The hero diagram is a two-axis plot. The horizontal axis is requests per minute, RPM. The vertical axis is tokens per minute, TPM. Two limit lines form an allowed rectangle in the lower-left corner. Dots inside the rectangle represent traffic that passes. Dots beyond either line are hatched and labeled rejected with HTTP 429.
Rate limits are simultaneous constraints, not either/or rules. You can stay under the request cap and still get throttled if your prompts are large enough to blow the token cap, and the reverse also happens with many tiny calls. A healthy client tracks both dimensions and shapes traffic to fit under both ceilings. When a call is rejected, the right first move is to slow down with exponential backoff rather than retrying immediately at the same pace.

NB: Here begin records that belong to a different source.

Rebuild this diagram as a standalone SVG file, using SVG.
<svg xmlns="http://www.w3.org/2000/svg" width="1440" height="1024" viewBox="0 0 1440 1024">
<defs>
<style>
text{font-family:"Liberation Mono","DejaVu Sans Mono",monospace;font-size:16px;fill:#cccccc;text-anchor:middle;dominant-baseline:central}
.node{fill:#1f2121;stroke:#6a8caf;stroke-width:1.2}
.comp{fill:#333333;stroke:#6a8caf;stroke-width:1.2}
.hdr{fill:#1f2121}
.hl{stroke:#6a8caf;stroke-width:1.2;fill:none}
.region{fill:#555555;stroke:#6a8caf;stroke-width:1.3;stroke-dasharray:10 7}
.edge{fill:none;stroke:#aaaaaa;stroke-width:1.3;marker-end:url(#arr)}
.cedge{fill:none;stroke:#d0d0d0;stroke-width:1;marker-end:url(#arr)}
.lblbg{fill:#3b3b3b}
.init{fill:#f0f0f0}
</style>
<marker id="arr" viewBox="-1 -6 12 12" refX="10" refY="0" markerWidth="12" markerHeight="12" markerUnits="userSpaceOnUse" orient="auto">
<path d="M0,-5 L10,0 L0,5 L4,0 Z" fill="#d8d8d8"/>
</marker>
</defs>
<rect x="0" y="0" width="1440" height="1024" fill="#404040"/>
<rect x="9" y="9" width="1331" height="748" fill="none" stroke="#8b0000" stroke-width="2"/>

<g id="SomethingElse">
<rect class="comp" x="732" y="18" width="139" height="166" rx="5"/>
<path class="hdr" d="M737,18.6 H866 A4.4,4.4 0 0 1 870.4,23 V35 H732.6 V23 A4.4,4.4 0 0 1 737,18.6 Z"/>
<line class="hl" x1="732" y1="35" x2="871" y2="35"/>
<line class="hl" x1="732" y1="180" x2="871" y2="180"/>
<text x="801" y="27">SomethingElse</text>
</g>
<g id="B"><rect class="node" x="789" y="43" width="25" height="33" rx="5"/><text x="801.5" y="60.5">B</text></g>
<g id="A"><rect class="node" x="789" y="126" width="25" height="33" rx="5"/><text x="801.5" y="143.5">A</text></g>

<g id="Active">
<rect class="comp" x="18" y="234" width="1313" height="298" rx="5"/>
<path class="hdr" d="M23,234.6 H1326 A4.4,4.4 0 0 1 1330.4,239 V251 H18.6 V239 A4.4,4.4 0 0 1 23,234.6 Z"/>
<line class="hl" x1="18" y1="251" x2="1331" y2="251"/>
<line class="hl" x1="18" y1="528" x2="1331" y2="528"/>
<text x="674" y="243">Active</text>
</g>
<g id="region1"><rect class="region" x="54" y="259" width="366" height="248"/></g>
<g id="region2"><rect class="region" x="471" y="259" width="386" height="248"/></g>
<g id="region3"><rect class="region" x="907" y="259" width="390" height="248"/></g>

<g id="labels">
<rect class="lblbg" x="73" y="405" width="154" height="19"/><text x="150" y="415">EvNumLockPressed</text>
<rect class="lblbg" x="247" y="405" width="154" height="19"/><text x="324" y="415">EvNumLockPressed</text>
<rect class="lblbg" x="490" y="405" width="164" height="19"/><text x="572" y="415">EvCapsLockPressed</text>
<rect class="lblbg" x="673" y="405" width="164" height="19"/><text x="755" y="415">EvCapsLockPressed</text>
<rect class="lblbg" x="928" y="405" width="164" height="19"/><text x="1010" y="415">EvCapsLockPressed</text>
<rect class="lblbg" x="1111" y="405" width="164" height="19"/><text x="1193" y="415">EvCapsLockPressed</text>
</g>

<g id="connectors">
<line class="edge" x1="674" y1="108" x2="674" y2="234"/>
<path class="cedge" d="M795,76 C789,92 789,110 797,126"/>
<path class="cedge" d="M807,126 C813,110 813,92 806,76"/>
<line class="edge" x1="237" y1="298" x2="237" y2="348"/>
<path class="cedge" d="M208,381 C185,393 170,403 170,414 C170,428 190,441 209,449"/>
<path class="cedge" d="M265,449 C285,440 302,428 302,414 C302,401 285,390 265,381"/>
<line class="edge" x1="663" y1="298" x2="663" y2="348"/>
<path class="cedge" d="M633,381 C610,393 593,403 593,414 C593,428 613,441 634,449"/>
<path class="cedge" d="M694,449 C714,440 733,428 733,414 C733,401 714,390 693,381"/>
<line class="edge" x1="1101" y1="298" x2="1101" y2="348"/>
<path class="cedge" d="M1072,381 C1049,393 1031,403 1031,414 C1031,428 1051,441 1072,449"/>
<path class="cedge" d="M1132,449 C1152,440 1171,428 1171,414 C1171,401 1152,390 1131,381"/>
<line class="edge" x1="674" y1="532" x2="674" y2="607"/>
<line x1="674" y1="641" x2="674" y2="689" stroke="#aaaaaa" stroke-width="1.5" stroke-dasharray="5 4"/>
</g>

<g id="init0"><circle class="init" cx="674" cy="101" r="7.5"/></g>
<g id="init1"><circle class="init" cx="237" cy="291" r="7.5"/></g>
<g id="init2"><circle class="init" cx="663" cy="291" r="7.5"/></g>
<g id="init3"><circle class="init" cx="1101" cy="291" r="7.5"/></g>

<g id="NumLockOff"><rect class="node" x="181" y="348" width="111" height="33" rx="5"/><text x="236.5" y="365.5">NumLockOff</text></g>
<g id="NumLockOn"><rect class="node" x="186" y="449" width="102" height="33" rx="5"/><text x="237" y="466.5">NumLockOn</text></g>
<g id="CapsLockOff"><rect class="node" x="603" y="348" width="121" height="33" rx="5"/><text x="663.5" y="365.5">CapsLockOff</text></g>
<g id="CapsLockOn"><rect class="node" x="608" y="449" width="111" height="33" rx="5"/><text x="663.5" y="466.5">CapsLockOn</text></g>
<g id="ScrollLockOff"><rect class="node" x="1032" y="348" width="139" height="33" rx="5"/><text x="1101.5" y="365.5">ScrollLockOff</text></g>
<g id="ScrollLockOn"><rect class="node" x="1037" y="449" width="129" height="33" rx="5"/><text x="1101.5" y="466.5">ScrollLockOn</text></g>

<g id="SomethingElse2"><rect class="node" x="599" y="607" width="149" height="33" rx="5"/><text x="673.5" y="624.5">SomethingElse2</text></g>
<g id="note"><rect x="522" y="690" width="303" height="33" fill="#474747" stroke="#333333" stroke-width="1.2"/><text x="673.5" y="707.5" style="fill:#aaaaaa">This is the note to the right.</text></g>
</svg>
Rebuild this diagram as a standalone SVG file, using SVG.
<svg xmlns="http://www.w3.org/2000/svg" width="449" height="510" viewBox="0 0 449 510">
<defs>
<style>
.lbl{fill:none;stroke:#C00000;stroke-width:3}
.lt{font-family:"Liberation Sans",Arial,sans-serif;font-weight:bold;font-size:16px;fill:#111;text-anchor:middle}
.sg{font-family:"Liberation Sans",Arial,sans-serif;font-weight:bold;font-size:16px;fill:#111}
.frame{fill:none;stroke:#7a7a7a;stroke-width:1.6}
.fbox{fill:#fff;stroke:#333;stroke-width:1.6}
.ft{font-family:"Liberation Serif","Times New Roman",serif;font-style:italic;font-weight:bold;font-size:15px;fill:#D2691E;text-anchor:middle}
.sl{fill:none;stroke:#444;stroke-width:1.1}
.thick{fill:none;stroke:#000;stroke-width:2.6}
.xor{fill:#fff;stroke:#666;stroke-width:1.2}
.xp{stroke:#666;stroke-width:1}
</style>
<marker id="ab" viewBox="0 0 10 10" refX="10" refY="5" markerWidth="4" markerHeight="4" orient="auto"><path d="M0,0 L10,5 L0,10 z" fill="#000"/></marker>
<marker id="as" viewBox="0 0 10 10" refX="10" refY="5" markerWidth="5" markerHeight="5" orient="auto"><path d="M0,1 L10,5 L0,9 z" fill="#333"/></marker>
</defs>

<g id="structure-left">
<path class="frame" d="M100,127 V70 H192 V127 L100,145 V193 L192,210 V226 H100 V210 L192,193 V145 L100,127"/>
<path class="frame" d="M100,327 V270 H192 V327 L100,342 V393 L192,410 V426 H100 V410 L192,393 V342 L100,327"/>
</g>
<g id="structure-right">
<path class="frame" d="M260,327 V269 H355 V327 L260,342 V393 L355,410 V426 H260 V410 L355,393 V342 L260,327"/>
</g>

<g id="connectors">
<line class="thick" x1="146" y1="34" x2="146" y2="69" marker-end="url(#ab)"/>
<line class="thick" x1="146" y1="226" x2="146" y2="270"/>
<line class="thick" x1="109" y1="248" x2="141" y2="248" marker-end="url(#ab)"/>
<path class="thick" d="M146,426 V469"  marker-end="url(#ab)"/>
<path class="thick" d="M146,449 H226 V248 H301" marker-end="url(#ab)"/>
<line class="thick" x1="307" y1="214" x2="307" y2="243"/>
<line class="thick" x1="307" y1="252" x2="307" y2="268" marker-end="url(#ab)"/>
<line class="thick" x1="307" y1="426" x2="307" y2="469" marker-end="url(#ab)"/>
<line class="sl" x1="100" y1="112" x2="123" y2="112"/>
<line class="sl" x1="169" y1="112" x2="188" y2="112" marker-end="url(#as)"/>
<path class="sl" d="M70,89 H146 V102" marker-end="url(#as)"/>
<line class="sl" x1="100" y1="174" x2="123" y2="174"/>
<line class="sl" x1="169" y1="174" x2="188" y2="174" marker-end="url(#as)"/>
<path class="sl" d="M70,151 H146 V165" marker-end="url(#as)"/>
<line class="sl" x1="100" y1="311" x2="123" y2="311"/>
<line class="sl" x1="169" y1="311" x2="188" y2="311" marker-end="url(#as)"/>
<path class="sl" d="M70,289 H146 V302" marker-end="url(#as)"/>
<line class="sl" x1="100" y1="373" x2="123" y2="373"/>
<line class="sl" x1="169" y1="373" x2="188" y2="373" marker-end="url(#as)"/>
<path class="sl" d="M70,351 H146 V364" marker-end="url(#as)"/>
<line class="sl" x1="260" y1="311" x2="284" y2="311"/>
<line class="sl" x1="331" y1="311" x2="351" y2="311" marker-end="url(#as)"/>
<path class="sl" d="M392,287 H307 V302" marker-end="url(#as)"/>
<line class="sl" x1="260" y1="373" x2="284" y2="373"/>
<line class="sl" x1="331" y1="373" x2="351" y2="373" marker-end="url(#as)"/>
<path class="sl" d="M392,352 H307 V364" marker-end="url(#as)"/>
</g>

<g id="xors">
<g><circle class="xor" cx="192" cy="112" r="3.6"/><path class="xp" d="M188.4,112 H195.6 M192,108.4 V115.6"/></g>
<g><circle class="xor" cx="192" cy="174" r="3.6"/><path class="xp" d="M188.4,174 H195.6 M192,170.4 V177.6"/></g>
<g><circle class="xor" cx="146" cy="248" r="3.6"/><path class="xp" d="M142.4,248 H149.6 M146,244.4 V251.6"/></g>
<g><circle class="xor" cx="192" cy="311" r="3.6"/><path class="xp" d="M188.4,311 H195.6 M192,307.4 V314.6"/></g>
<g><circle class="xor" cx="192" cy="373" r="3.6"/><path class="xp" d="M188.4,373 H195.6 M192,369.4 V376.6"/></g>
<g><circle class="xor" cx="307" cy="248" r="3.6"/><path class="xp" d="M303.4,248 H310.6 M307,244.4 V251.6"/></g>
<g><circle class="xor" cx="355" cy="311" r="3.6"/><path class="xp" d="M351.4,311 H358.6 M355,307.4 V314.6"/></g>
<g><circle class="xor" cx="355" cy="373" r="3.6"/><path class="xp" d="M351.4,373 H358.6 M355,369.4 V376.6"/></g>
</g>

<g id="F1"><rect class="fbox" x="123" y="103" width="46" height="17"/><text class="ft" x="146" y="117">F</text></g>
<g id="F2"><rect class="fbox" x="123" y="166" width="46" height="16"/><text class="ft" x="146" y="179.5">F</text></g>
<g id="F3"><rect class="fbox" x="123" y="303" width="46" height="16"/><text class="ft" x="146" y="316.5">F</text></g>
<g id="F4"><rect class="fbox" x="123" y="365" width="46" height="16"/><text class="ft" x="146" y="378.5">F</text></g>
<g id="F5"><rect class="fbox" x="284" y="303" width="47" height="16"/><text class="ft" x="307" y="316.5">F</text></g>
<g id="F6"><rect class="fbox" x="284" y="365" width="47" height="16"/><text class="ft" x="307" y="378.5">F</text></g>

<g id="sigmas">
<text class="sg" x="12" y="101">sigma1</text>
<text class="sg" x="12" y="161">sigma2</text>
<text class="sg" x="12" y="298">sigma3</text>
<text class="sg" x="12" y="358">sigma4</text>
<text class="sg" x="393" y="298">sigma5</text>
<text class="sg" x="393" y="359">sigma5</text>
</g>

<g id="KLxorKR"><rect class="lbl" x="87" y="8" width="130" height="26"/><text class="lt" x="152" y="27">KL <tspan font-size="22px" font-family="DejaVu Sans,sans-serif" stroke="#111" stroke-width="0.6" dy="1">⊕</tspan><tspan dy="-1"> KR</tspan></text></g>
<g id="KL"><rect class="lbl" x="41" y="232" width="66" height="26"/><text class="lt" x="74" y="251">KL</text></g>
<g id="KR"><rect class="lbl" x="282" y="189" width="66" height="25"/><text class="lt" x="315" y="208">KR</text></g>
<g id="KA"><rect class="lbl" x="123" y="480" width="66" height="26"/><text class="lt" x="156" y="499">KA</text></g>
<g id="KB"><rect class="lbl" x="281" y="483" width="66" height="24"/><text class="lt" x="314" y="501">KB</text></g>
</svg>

The middle box on the card lists mitigation patterns that production clients use. A token-bucket limiter on the client side smooths bursts before they hit the API. Spreading load across keys or regions can raise effective quotas where your account allows it. Sending fewer, larger requests can help when the provider permits batching inside a single call, though that trades parallelism for efficiency.
The lower box contrasts the live endpoint with a batch API. Batch submission queues thousands of requests offline, processes them over hours, and often runs at a meaningful discount compared with realtime calls. That path fits workloads where latency is flexible: overnight evals, bulk labeling, or large backfills. It does not replace interactive chat, but it can absorb volume that would otherwise hammer RPM and TPM during the day.
Treat rate limits as part of the API contract. Design retries for 429 with jitter, surface sustained throttling to operators, and route non-urgent bulk jobs to batch when the economics justify the wait. Staying inside both axes is cheaper than fighting the limiter with blind retries.